Growers say they have little choice but to try to manage. 

Some are experimenting with new watering systems and shade strategies.

But they debate whether the treasured aromas and flavour notes of their wines are already changing - and whether they'll one day lose out to colder-climate producers whose wines once were scoffed at.

Wine ages in bottles at Villa Sandi, which produces multiple varieties of sparkling and still wine. Picture by Chico Harlan for The Washington Post

Climate change is only beginning to reorder the global wine industry, altering the patterns of how and where grapes are produced, and testing whether the world's iconic regions can find ways to adapt.

 Many factors influence wine and its taste. 

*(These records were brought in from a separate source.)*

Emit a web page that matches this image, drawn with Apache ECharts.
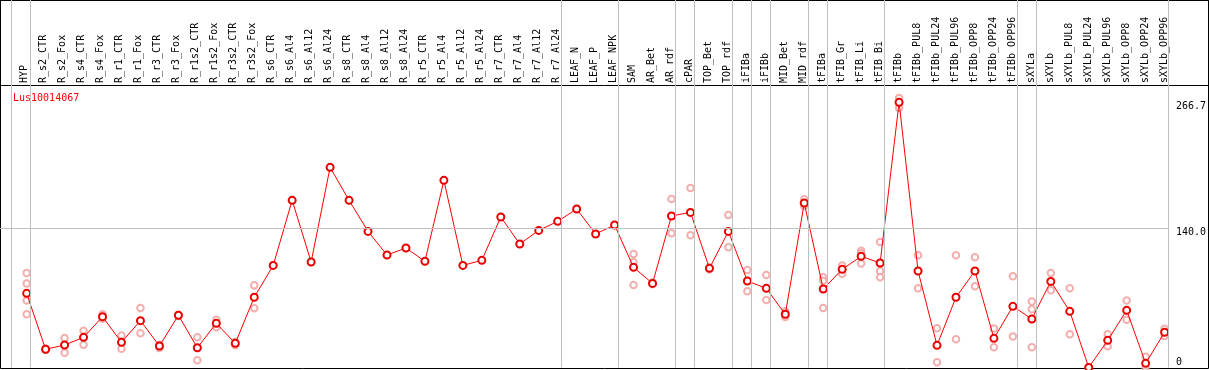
<!DOCTYPE html>
<html><head><meta charset="utf-8">
<script src="https://cdn.jsdelivr.net/npm/echarts@6/dist/echarts.min.js"></script>
<style>html,body{margin:0;padding:0;background:#fff}#c{width:1209px;height:370px}</style>
</head><body><div id="c"></div>
<script>
const chartTitle = 'Lus10014067';
const categories = ['HYP','R_s2_CTR','R_s2_Fox','R_s4_CTR','R_s4_Fox','R_r1_CTR','R_r1_Fox','R_r3_CTR','R_r3_Fox','R_r1s2_CTR','R_r1s2_Fox','R_r3s2_CTR','R_r3s2_Fox','R_s6_CTR','R_s6_Al4','R_s6_Al12','R_s6_Al24','R_s8_CTR','R_s8_Al4','R_s8_Al12','R_s8_Al24','R_r5_CTR','R_r5_Al4','R_r5_Al12','R_r5_Al24','R_r7_CTR','R_r7_Al4','R_r7_Al12','R_r7_Al24','LEAF_N','LEAF_P','LEAF_NPK','SAM','AR_Bet','AR_rdf','cPAR','TOP_Bet','TOP_rdf','iFIBa','iFIBb','MID_Bet','MID_rdf','tFIBa','tFIB_Gr','tFIB_Li','tFIB_Bi','tFIBb','tFIBb_PUL8','tFIBb_PUL24','tFIBb_PUL96','tFIBb_OPP8','tFIBb_OPP24','tFIBb_OPP96','sXYLa','sXYLb','sXYLb_PUL8','sXYLb_PUL24','sXYLb_PUL96','sXYLb_OPP8','sXYLb_OPP24','sXYLb_OPP96'];
const means = [74.6,18.3,22.6,30.3,51.1,25.3,47.1,21.6,52.5,19.9,44.4,24.3,70.6,102.7,168.1,106.1,201.3,168.1,136.9,113.1,120.2,106.8,188.2,102.7,107.8,151.4,124.2,137.9,147.0,159.4,134.3,143.3,100.7,84.6,152.4,156.0,99.7,136.9,87.0,79.6,53.5,165.4,79.0,98.7,111.8,105.1,266.7,97.1,22.3,70.6,97.1,29.3,61.5,48.8,86.6,56.5,0,27.3,57.5,4.2,35.4];
const replicates = [
  [95.0,84.6,67.5,53.5],[17.5,19.2],[29.7,14.9],[37.0,23.0],[53.5,49.0],[32.3,18.9],[59.8,34.4],[23.0,19.5],[53.0,51.8],[30.4,7.2],
  [47.9,40.4],[26.0,22.5],[82.6,59.5],[],[],[],[],[],[],[],
  [],[],[],[],[],[],[],[],[],[],
  [],[],[114.2,106.1,83.0],[85.5,83.8],[169.5,134.9],[180.5,132.9],[100.5,98.9],[153.4,120.9],[98.1,76.6],[93.0,67.9],
  [56.5,50.8],[169.1,162.5],[90.7,87.3,59.8],[102.7,94.4],[117.5,114.8,104.7],[126.2,97.1,90.7],[271.0,261.0],[112.8,79.6],[39.4,5.2],[112.8,28.3],
  [110.8,81.6],[39.1,20.3],[91.7,31.3],[66.5,58.5,20.3],[95.0,77.6],[79.6,33.4],[0,0],[33.4,21.3],[67.5,48.1],[10.9,0],
  [39.0,31.7]
];
// separators are drawn after these category numbers (0 = before the first)
const groupEnds = [0,1,29,32,35,36,38,39,40,42,43,46,53,54,61];
const yTickValues = [0,140,266.7];
const yTickLabels = ['0','140.0','266.7'];

const FONT = 'DejaVu Sans Mono';
const SEP_OFFSET = 4/19;
const chart = echarts.init(document.getElementById('c'), null, {renderer:'canvas'});

const meanData = means.map((v,i)=>[i+1, v]);
const repData = [];
replicates.forEach((arr,i)=>arr.forEach(v=>repData.push([i+1, v])));

const option = {
  animation:false,
  backgroundColor:'#fff',
  title:{text:chartTitle, left:8, top:88, textStyle:{color:'#ff0000', fontFamily:FONT, fontSize:10, fontWeight:'normal'}},
  grid:[
    {left:0.5, top:0.5, right:0.5, bottom:1.5, show:true, borderColor:'#000', borderWidth:1},
    {left:0.5, top:0.5, right:0.5, height:85, show:true, borderColor:'#000', borderWidth:1},
    {left:0, top:0, width:1171, height:367.5},
    {left:14.5, top:85, width:1159, height:1}
  ],
  xAxis:[
    {gridIndex:0, type:'value', show:false},
    {gridIndex:1, type:'value', show:false},
    {gridIndex:2, type:'value', min:-7.7/19, max:(1171-7.7)/19, show:false},
    {gridIndex:3, type:'category', data:categories, position:'top', boundaryGap:true,
     axisLine:{show:false}, axisTick:{show:false},
     axisLabel:{rotate:90, margin:2, interval:0, fontFamily:FONT, fontSize:10, color:'#000'}}
  ],
  yAxis:[
    {gridIndex:0, type:'value', show:false},
    {gridIndex:1, type:'value', show:false},
    {gridIndex:2, type:'value', min:0, max:367.5/0.9943, position:'right',
     axisLine:{show:false}, axisTick:{show:false}, splitLine:{show:false},
     axisLabel:{customValues:yTickValues, margin:7, fontFamily:FONT, fontSize:10, color:'#000',
       formatter:function(val){
         let idx = yTickValues.findIndex(t=>Math.abs(t-val)<0.01);
         let s = idx>=0 ? yTickLabels[idx] : '';
         return val===0 ? '{b|'+s+'}' : '{t|'+s+'}';
       },
       rich:{t:{fontFamily:FONT, fontSize:10, color:'#000', padding:[9,0,0,0]},
             b:{fontFamily:FONT, fontSize:10, color:'#000', padding:[0,0,11,0]}}}},
    {gridIndex:3, type:'value', show:false}
  ],
  series:[
    {type:'scatter', xAxisIndex:2, yAxisIndex:2, data:repData, symbol:'emptyCircle', symbolSize:6.5,
     itemStyle:{color:'#f09a9a', borderWidth:1.2}, silent:true, z:2},
    {type:'line', xAxisIndex:2, yAxisIndex:2, data:meanData, symbol:'emptyCircle', symbolSize:7,
     lineStyle:{color:'#ff0000', width:1}, itemStyle:{color:'#e80000', borderWidth:1.6}, z:4,
     markLine:{silent:true, symbol:'none', animation:false, label:{show:false},
       lineStyle:{color:'#c0c0c0', width:1, type:'solid'},
       data: groupEnds.map(k=>({xAxis:k+SEP_OFFSET})).concat([{yAxis:140}])}}
  ]
};
chart.setOption(option);
</script>
</body></html>
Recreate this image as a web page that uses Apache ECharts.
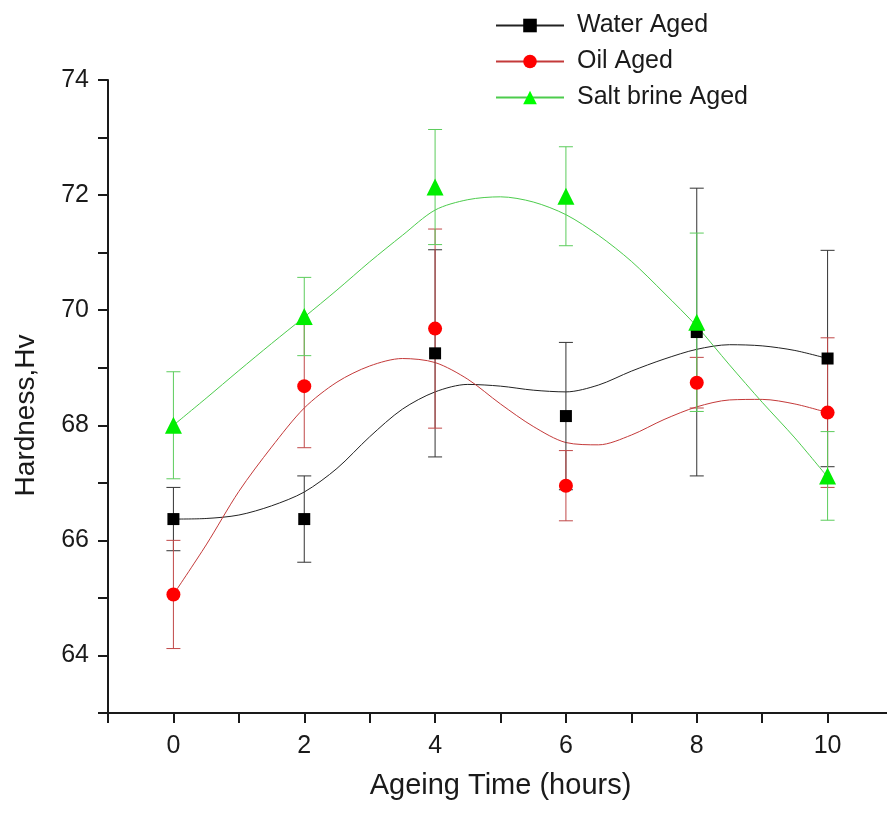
<!DOCTYPE html>
<html>
<head>
<meta charset="utf-8">
<title>Hardness vs ageing time</title>
<script src="https://cdn.jsdelivr.net/npm/echarts@6/dist/echarts.min.js"></script>
<style>
	html, body { margin: 0; padding: 0; background: #fff; overflow: hidden; }
	#chart { width: 887px; height: 813px; }
</style>
</head>
<body>
<div id="chart"></div>
<script>
// measured points (mean and +/- error) at each ageing time
var hours = [0, 2, 4, 6, 8, 10];
var waterMean = [66.37, 66.37, 69.25, 68.16, 69.62, 69.16];
var waterErr = [0.55, 0.75, 1.80, 1.28, 2.50, 1.88];
var oilMean = [65.06, 68.68, 69.68, 66.95, 68.74, 68.22];
var oilErr = [0.94, 1.07, 1.73, 0.61, 0.44, 1.30];
var saltMean = [68.00, 69.89, 72.14, 71.98, 69.79, 67.12];
var saltErr = [0.93, 0.68, 1.00, 0.86, 1.55, 0.77];

// spline curves
var curveHours = [0, 0.5, 1, 1.5, 2, 2.5, 3, 3.5, 4, 4.5, 5, 5.5, 6, 6.5, 7, 7.5, 8, 8.5, 9, 9.5, 10];
var waterFit = [66.37, 66.38, 66.44, 66.6, 66.84, 67.25, 67.8, 68.28, 68.58, 68.71, 68.68, 68.61, 68.58, 68.7, 68.94, 69.15, 69.32, 69.4, 69.38, 69.3, 69.16];
var oilFit = [65.06, 65.92, 66.85, 67.62, 68.3, 68.75, 69.03, 69.16, 69.09, 68.8, 68.37, 67.98, 67.7, 67.66, 67.83, 68.1, 68.32, 68.44, 68.45, 68.37, 68.22];
var saltFit = [68.0, 68.47, 68.95, 69.42, 69.88, 70.35, 70.84, 71.3, 71.74, 71.92, 71.97, 71.88, 71.66, 71.3, 70.85, 70.3, 69.72, 69.05, 68.4, 67.78, 67.1];

// tick labels (only these values get a label; the odd values are minor ticks)
var xLabels = [0, 2, 4, 6, 8, 10];
var yLabels = [64, 66, 68, 70, 72, 74];

var fontName = '"Liberation Sans", Arial, sans-serif';
var axisColor = '#1a1a1a';

function pairs(xs, ys) {
	return xs.map(function (x, i) { return [x, ys[i]]; });
}

function onlyLabels(list) {
	return function (v) {
		return list.indexOf(Math.round(v)) >= 0 ? String(Math.round(v)) : '';
	};
}

function errorBars(name, mean, err, color) {
	var data = hours.map(function (h, i) {
		return [h, mean[i] - err[i], mean[i] + err[i]];
	});
	return {
		type: 'custom',
		name: name,
		data: data,
		z: 3,
		silent: true,
		encode: { x: 0, y: [1, 2] },
		renderItem: function (params, api) {
			var lo = api.coord([api.value(0), api.value(1)]);
			var hi = api.coord([api.value(0), api.value(2)]);
			var half = 7;
			var style = { stroke: color, lineWidth: 1 };
			return {
				type: 'group',
				children: [
					{ type: 'line', shape: { x1: lo[0], y1: lo[1], x2: hi[0], y2: hi[1] }, style: style },
					{ type: 'line', shape: { x1: lo[0] - half, y1: lo[1], x2: lo[0] + half, y2: lo[1] }, style: style },
					{ type: 'line', shape: { x1: hi[0] - half, y1: hi[1], x2: hi[0] + half, y2: hi[1] }, style: style }
				]
			};
		}
	};
}

function fitLine(name, fit, lineColor, markColor, symbol) {
	return {
		type: 'line',
		name: name,
		data: pairs(curveHours, fit),
		smooth: 0.3,
		showSymbol: false,
		symbol: symbol,
		z: 2,
		silent: true,
		lineStyle: { color: lineColor, width: 1 },
		itemStyle: { color: markColor }
	};
}

function points(name, mean, color, symbol, size) {
	return {
		type: 'scatter',
		name: name,
		data: pairs(hours, mean),
		symbol: symbol,
		symbolSize: size,
		z: 5,
		itemStyle: { color: color, opacity: 1 }
	};
}

var myChart = echarts.init(document.getElementById('chart'), null, { renderer: 'canvas' });

var option = {
	backgroundColor: '#ffffff',
	animation: false,
	textStyle: { fontFamily: fontName },
	// the x axis runs past the right edge of the picture, as in the original
	grid: { left: 108, right: -6, top: 80, bottom: 100, containLabel: false, outerBoundsMode: 'none' },
	legend: {
		orient: 'vertical',
		left: 490,
		top: 8,
		itemWidth: 68,
		itemHeight: 17,
		itemGap: 11,
		data: ['Water Aged', 'Oil Aged', 'Salt brine Aged'],
		textStyle: { fontSize: 25, color: axisColor, fontFamily: fontName, padding: [0, 0, 0, 8] }
	},
	xAxis: {
		type: 'value',
		min: -1,
		max: 11,
		interval: 1,
		position: 'bottom',
		name: 'Ageing Time (hours)',
		nameLocation: 'middle',
		nameGap: 58,
		nameTextStyle: { fontSize: 29, color: axisColor },
		axisLine: { onZero: false, lineStyle: { color: axisColor, width: 2 } },
		axisTick: { show: true, interval: 0, length: 10, lineStyle: { color: axisColor, width: 2 } },
		axisLabel: { interval: 0, showMinLabel: true, showMaxLabel: true, formatter: onlyLabels(xLabels), fontSize: 25, color: axisColor, margin: 21 },
		splitLine: { show: false }
	},
	yAxis: {
		type: 'value',
		min: 63,
		max: 74,
		interval: 1,
		position: 'left',
		name: 'Hardness,Hv',
		nameLocation: 'middle',
		nameGap: 68,
		nameTextStyle: { fontSize: 28, color: axisColor, padding: [0, 38, 0, 0] },
		axisLine: { onZero: false, lineStyle: { color: axisColor, width: 2 } },
		axisTick: { show: true, interval: 0, length: 10, lineStyle: { color: axisColor, width: 2 } },
		axisLabel: { interval: 0, formatter: onlyLabels(yLabels), fontSize: 25, color: axisColor, margin: 19 },
		splitLine: { show: false }
	},
	series: [
		// fitted curves first so the legend takes its icon from them
		fitLine('Water Aged', waterFit, '#222222', '#000000', 'rect'),
		fitLine('Oil Aged', oilFit, '#c43a3a', '#ff0000', 'circle'),
		fitLine('Salt brine Aged', saltFit, '#4ccc4c', '#00ff00', 'triangle'),

		errorBars('Water Aged', waterMean, waterErr, '#333333'),
		errorBars('Oil Aged', oilMean, oilErr, '#c04848'),
		errorBars('Salt brine Aged', saltMean, saltErr, '#5ccc5c'),

		points('Water Aged', waterMean, '#000000', 'rect', 12),
		points('Oil Aged', oilMean, '#ff0000', 'circle', 14),
		points('Salt brine Aged', saltMean, '#00ee00', 'triangle', 17)
	]
};

if (option && typeof option === 'object') {
	myChart.setOption(option, true);
}
</script>
</body>
</html>
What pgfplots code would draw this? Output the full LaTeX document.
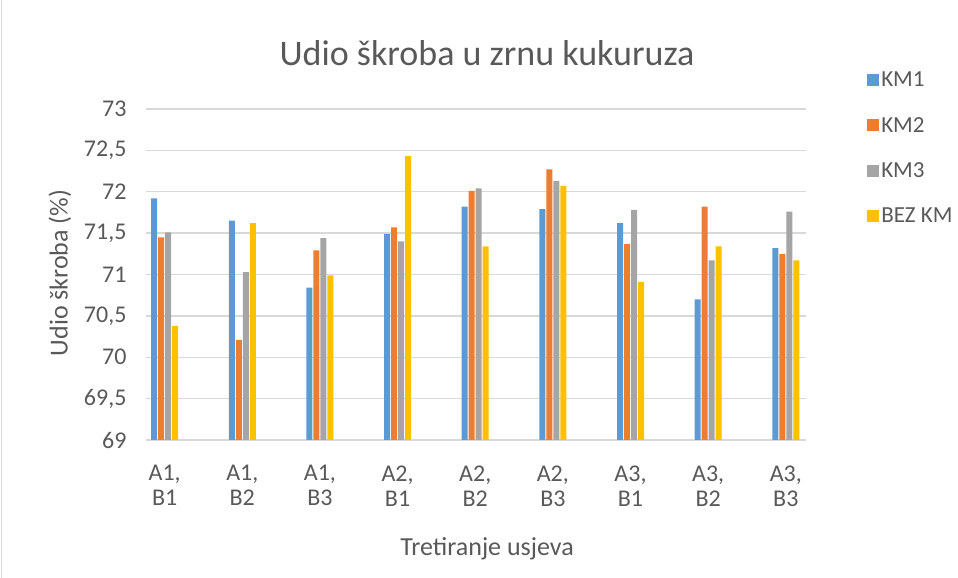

Yet because of rising temperatures, some of Europe's biggest producers are buying up land in the Pyrenees foothills, in northern China, and in southern England - where the climate now resembles the French Champagne region of the 1970s.

"So what happens to the existing regions that are famous?" said Elizabeth Wolkovich, a researcher at the University of British Columbia. "If they don't make changes, or they don't make them fast enough, I think there will be a reshuffling of where the great wines are made."

If the planet's climate warms in coming decades as much as most scientists predict, there will be more pressing concerns than whether "you'll have a good Bordeaux from Bordeaux," Wolkovich said.